In 2025, India's non-life market has seen softer pricing across several commercial lines, though not across the board. While property firmed due to tariff changes, deductibles have mostly remained flat. Overall, market conditions mirror those in other Asian and BRICS economies.

Swiss Re’s medium-term outlook (2024-2028) projects India’s total insurance premiums to grow by 7.1% annually, with non-life (including health) expanding by 8.3% per year. However, it warns that a large natural catastrophe protection gap persists, with nearly 93% of exposures remaining uninsured.

BRIDGING THE PROTECTION GAP

Amitabh Dewan, business head of large corporate risks at Policybazaar, said the next phase of India’s P&C growth depends on expanding coverage depth and bridging key protection gaps.

“India’s P&C market continues to grow steadily but remains underpenetrated across MSME, catastrophe and cyber lines,” Dewan said.

“Bridging these gaps could unlock multi-lakh-crore premium opportunities while enhancing economic resilience.
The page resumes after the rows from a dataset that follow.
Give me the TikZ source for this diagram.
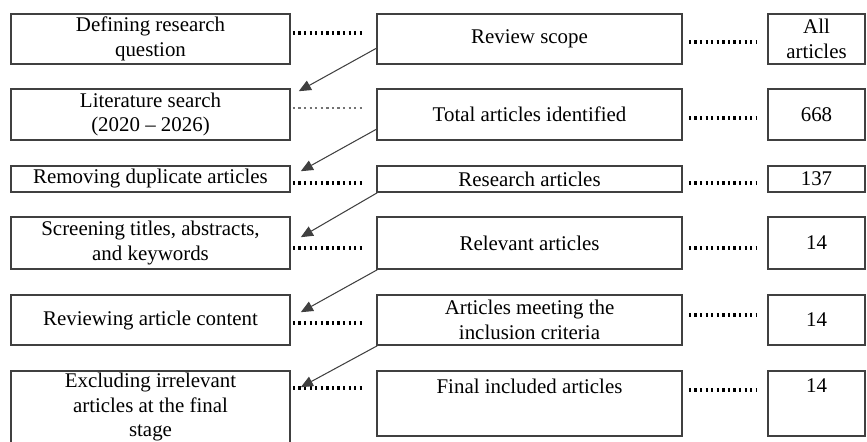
\documentclass[tikz,border=0pt]{standalone}
\usepackage{fontspec}
\setmainfont{Liberation Serif}
\usepackage{tikz}
\usetikzlibrary{calc}
\usetikzlibrary{arrows.meta}
\usetikzlibrary{positioning}
\newcommand{\pxu}{0.574pt}
\tikzset{>=latex}
\tikzstyle{colbox} = [rectangle, draw=black!75, line width=0.9pt, inner sep=0, align=center, font=\fontsize{12pt}{14pt}\selectfont]
\tikzstyle{stepbox} = [colbox, minimum width=279*\pxu]
\tikzstyle{outbox} = [colbox, minimum width=305*\pxu]
\tikzstyle{numbox} = [colbox, minimum width=97*\pxu]
\tikzstyle{lifted} = [text depth=20pt]
\tikzstyle{dots} = [line width=1.8pt, dash pattern=on 1.3pt off 1.9pt]
\tikzstyle{flow} = [-{Triangle[length=7pt, width=6pt]}, draw=black!75, line width=0.6pt]

\begin{document}
\begin{tikzpicture}[x=\pxu, y=-\pxu]
\useasboundingbox (0,0) rectangle (867,441);
% steps
\node [stepbox, minimum height=50*\pxu] (S1) at (150.5, 39) {Defining research\\question};
\node [stepbox, minimum height=51*\pxu] (S2) at (150.5, 114.5) {Literature search\\(2020 -- 2026)};
\node [stepbox, minimum height=26*\pxu] (S3) at (150.5, 179) {Removing duplicate articles};
\node [stepbox, minimum height=52*\pxu] (S4) at (150.5, 243) {Screening titles, abstracts,\\and keywords};
\node [stepbox, minimum height=50*\pxu] (S5) at (150.5, 320) {Reviewing article content};
\node [stepbox, minimum height=72*\pxu] (S6) at (150.5, 407) {Excluding irrelevant\\articles at the final\\stage};
% results
\node [outbox, minimum height=50*\pxu] (R1) at (529.5, 39) {Review scope};
\node [outbox, minimum height=51*\pxu] (R2) at (529.5, 114.5) {Total articles identified};
\node [outbox, minimum height=26*\pxu] (R3) at (529.5, 179) {Research articles};
\node [outbox, minimum height=52*\pxu] (R4) at (529.5, 243) {Relevant articles};
\node [outbox, minimum height=50*\pxu] (R5) at (529.5, 320) {Articles meeting the\\inclusion criteria};
\node [outbox, lifted, minimum height=65*\pxu] (R6) at (529.5, 403.5) {Final included articles};
% counts
\node [numbox, minimum height=50*\pxu] (N1) at (816.5, 39) {All\\articles};
\node [numbox, minimum height=51*\pxu] (N2) at (816.5, 114.5) {668};
\node [numbox, minimum height=26*\pxu] (N3) at (816.5, 179) {137};
\node [numbox, minimum height=52*\pxu] (N4) at (816.5, 243) {14};
\node [numbox, minimum height=50*\pxu] (N5) at (816.5, 320) {14};
\node [numbox, lifted, minimum height=65*\pxu] (N6) at (816.5, 403.5) {14};
% dotted leaders
\draw [dots] ([shift={(2,-6)}]S1.east) -- ([shift={(-13,-6)}]R1.west);
\draw [dots, line width=0.9pt, draw=black!55] ([shift={(2,-6.5)}]S2.east) -- ([shift={(-13,-6.5)}]R2.west);
\draw [dots] ([shift={(2,4)}]S3.east) -- ([shift={(-13,4)}]R3.west);
\draw [dots] ([shift={(2,5)}]S4.east) -- ([shift={(-13,5)}]R4.west);
\draw [dots] ([shift={(2,3)}]S5.east) -- ([shift={(-13,3)}]R5.west);
\draw [dots] ([shift={(2,-19)}]S6.east) -- ([shift={(-13,-15.5)}]R6.west);
\draw [dots] ([shift={(6,3)}]R1.east) -- ([shift={(-11,3)}]N1.west);
\draw [dots] ([shift={(6,3.5)}]R2.east) -- ([shift={(-11,3.5)}]N2.west);
\draw [dots] ([shift={(6,4)}]R3.east) -- ([shift={(-11,4)}]N3.west);
\draw [dots] ([shift={(6,5)}]R4.east) -- ([shift={(-11,5)}]N4.west);
\draw [dots] ([shift={(6,-5)}]R5.east) -- ([shift={(-11,-5)}]N5.west);
\draw [dots] ([shift={(6,-13.5)}]R6.east) -- ([shift={(-11,-13.5)}]N6.west);
% flow to next step
\draw [flow] ([shift={(1,-17)}]R1.south west) to ([shift={(8,3)}]S2.north east);
\draw [flow] ([shift={(1,-12)}]R2.south west) to ([shift={(10,6)}]S3.north east);
\draw [flow] ([shift={(1,0)}]R3.south west) to ([shift={(10,21)}]S4.north east);
\draw [flow] ([shift={(1,0)}]R4.south west) to ([shift={(10,18)}]S5.north east);
\draw [flow] ([shift={(1,0)}]R5.south west) to ([shift={(10,17)}]S6.north east);
\end{tikzpicture}
\end{document}
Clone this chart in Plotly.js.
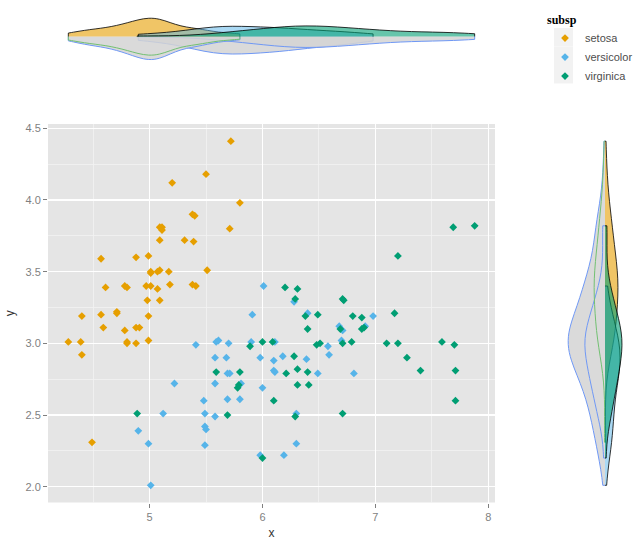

India’s insurance sector stands at a pivotal moment — where data-driven underwriting, robust digital infrastructure and deeper public-private collaboration can meaningfully bridge the protection gap.”

Industry executives agree that India’s non-life insurance market is at an inflection point — balancing strong growth and capital inflows with the need for deeper penetration, professionalisation and efficient claims handling.

The long-term opportunity, they say, lies in building product depth, adopting data-led pricing and leveraging technology-enabled distribution to expand coverage, strengthen resilience and drive sustainable profitability.